Getting tested for COVID is certainly not a painless affair for having a long stick lodged far up your nose can be an incredibly unsettling feeling. The good thing about the test is that it lasts a fraction of a second and leaves no lingering aftereffects—well at least it’s not supposed to.
Leak in his brain
In March 2020, a 40-year-old man from Czech Republic had to get his COVID test done after he came into contact with a person who tested positive. A mobile testing team came to his house and went through the usual nasal swab testing procedure. Although his results came out negative, he started noticing a weird symptom—his nose was constantly leaking and it lasted for a total of nine months.
This was not a long COVID symptom, as an antibodies test revealed that he was not infected, so the man assumed it was allergies. But after nine months, he decided to get it checked and a CT scan showed that he was actually suffering from a rare brain injury that was caused by the nasal swab test. The special case was highlighted in a report published in the JAMA Otolaryngology—Head & Neck Surgery. The authors wrote:
We present a case of cerebrospinal fluid (CSF) leak after skull base injury following nasal swab testing for COVID-19 in a patient with a previously intact skull base.
According to the authors of the article, the man was diagnosed with cerebrospinal fluid (CSF) leak. Cerebrospinal fluid is the clear liquid that surrounds the brain and spinal cord, and when there is a tear in the outermost layer of tissue that holds CSF, the fluid can then leak out.

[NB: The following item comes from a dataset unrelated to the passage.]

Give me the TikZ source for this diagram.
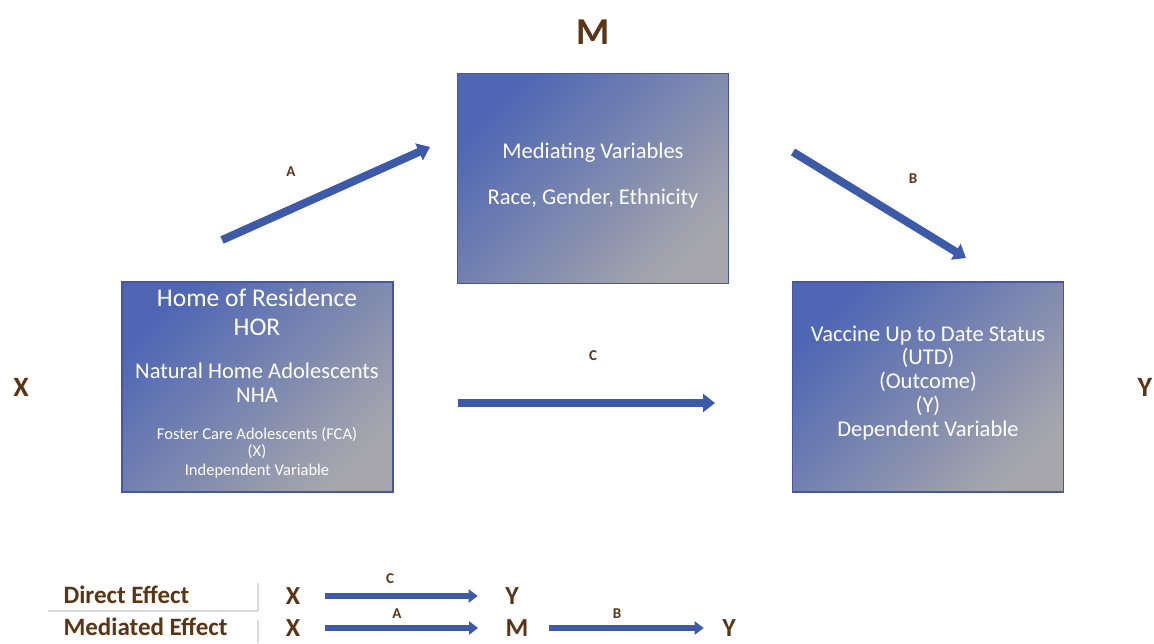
\documentclass[tikz,border=0pt]{standalone}
\usepackage{fontspec}
\setmainfont{Carlito}
\usetikzlibrary{arrows.meta}
\definecolor{boxblue}{HTML}{4E66B4}
\definecolor{boxgray}{HTML}{A6A6AC}
\definecolor{boxedge}{HTML}{4557A0}
\definecolor{arrowblue}{HTML}{3D5AA9}
\definecolor{letterbrown}{HTML}{5C3514}
\definecolor{rulegray}{HTML}{DADADA}
\tikzset{
  varbox/.style={draw=boxedge, line width=1.2pt, top color=boxblue, middle color=boxblue!85!boxgray,
    bottom color=boxgray, shading angle=45, minimum width=271pt, minimum height=210pt, inner sep=0pt},
  boxtext/.style={text=white, anchor=mid, inner sep=0pt},
  bigletter/.style={text=letterbrown, font=\bfseries\fontsize{26}{30}\selectfont},
  pathlabel/.style={text=letterbrown, font=\bfseries\fontsize{15}{18}\selectfont},
  effect arrow/.style={draw=arrowblue, line width=8pt, -{Triangle[length=12pt,width=18pt]}},
  legend arrow/.style={draw=arrowblue, line width=6pt, -{Triangle[length=9pt,width=13pt]}},
  legendtext/.style={text=letterbrown, anchor=west, font=\bfseries\fontsize{25}{29}\selectfont},
}
\begin{document}
\begin{tikzpicture}[x=1pt, y=-1pt]
  \useasboundingbox (0,0) rectangle (1154,643);
  % variable boxes
  \node[varbox] (hor) at (257.5,387) {};
  \node[varbox] (med) at (593,178.5) {};
  \node[varbox] (utd) at (928,387) {};
  % X box text
  \node[boxtext, font=\fontsize{25.5}{29}\selectfont] (hor-title) at (257,304) {Home of Residence};
  \node[boxtext, font=\fontsize{25.5}{29}\selectfont] (hor-abbr) at (257,333) {HOR};
  \node[boxtext, font=\fontsize{22.5}{26}\selectfont] (nha-title) at (257,376) {Natural Home Adolescents};
  \node[boxtext, font=\fontsize{22.5}{26}\selectfont] (nha-abbr) at (257,400) {NHA};
  \node[boxtext, font=\fontsize{16.5}{19}\selectfont] (fca-title) at (257,437) {Foster Care Adolescents (FCA)};
  \node[boxtext, font=\fontsize{16.5}{19}\selectfont] (fca-abbr) at (257,454) {(X)};
  \node[boxtext, font=\fontsize{16.5}{19}\selectfont] (hor-role) at (257,473) {Independent Variable};
  % M box text
  \node[boxtext, font=\fontsize{22.5}{26}\selectfont] (med-title) at (593,156) {Mediating Variables};
  \node[boxtext, font=\fontsize{22.5}{26}\selectfont] (med-list) at (593,202) {Race, Gender, Ethnicity};
  % Y box text
  \node[boxtext, font=\fontsize{22.5}{26}\selectfont] (utd-title) at (928,339) {Vaccine Up to Date Status};
  \node[boxtext, font=\fontsize{22.5}{26}\selectfont] (utd-abbr) at (928,362) {(UTD)};
  \node[boxtext, font=\fontsize{22.5}{26}\selectfont] (utd-kind) at (928,386) {(Outcome)};
  \node[boxtext, font=\fontsize{22.5}{26}\selectfont] (utd-var) at (928,410) {(Y)};
  \node[boxtext, font=\fontsize{22.5}{26}\selectfont] (utd-role) at (928,434) {Dependent Variable};
  % variable letters
  \node[bigletter, font=\bfseries\fontsize{38}{42}\selectfont] (m-letter) at (593,32) {M};
  \node[bigletter, font=\bfseries\fontsize{28}{32}\selectfont] (x-letter) at (21,387) {X};
  \node[bigletter, font=\bfseries\fontsize{28}{32}\selectfont] (y-letter) at (1145,387) {Y};
  % paths
  \coordinate (a-start) at (222,240); \coordinate (a-end) at (430,147);
  \coordinate (b-start) at (793,152); \coordinate (b-end) at (966,258);
  \coordinate (c-start) at (458,403); \coordinate (c-end) at (715,403);
  \draw[effect arrow] (a-start) -- (a-end);
  \draw[effect arrow] (b-start) -- (b-end);
  \draw[effect arrow] (c-start) -- (c-end);
  \node[pathlabel] (a-label) at (291,172) {A};
  \node[pathlabel] (b-label) at (913,179) {B};
  \node[pathlabel] (c-label) at (593,356) {C};
  % legend
  \draw[rulegray, line width=1.5pt] (48,611) -- (258,611);
  \draw[rulegray, line width=1.5pt] (258,583) -- (258,611) (258,620) -- (258,643);
  \node[legendtext] (direct) at (60,595) {Direct Effect};
  \node[legendtext] (mediated) at (60,627) {Mediated Effect};
  \node[bigletter] (lx1) at (293,596) {X};
  \node[bigletter] (ly1) at (512,596) {Y};
  \node[bigletter] (lx2) at (293,628) {X};
  \node[bigletter] (lm2) at (517,628) {M};
  \node[bigletter] (ly2) at (729,628) {Y};
  \draw[legend arrow, shorten <=21pt, shorten >=24pt] (lx1) -- (ly1);
  \draw[legend arrow, shorten <=21pt, shorten >=24pt] (lx2) -- (lm2);
  \draw[legend arrow, shorten <=17pt, shorten >=15pt] (lm2) -- (ly2);
  \node[pathlabel] (lc-label) at (390,579) {C};
  \node[pathlabel] (la-label) at (397,614) {A};
  \node[pathlabel] (lb-label) at (617,614) {B};
\end{tikzpicture}
\end{document}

This is a very rare but sometimes serious condition that can lead to meningitis—an infection of the membrane that surrounds and protects your brain and spinal cord. Luckily for the 40-year-old, he did not have any symptoms of meningitis. The authors wrote:
The patient had no other symptom except persistent unilateral nasal discharge from March to December 2020. During this period he did not report any signs of meningitis.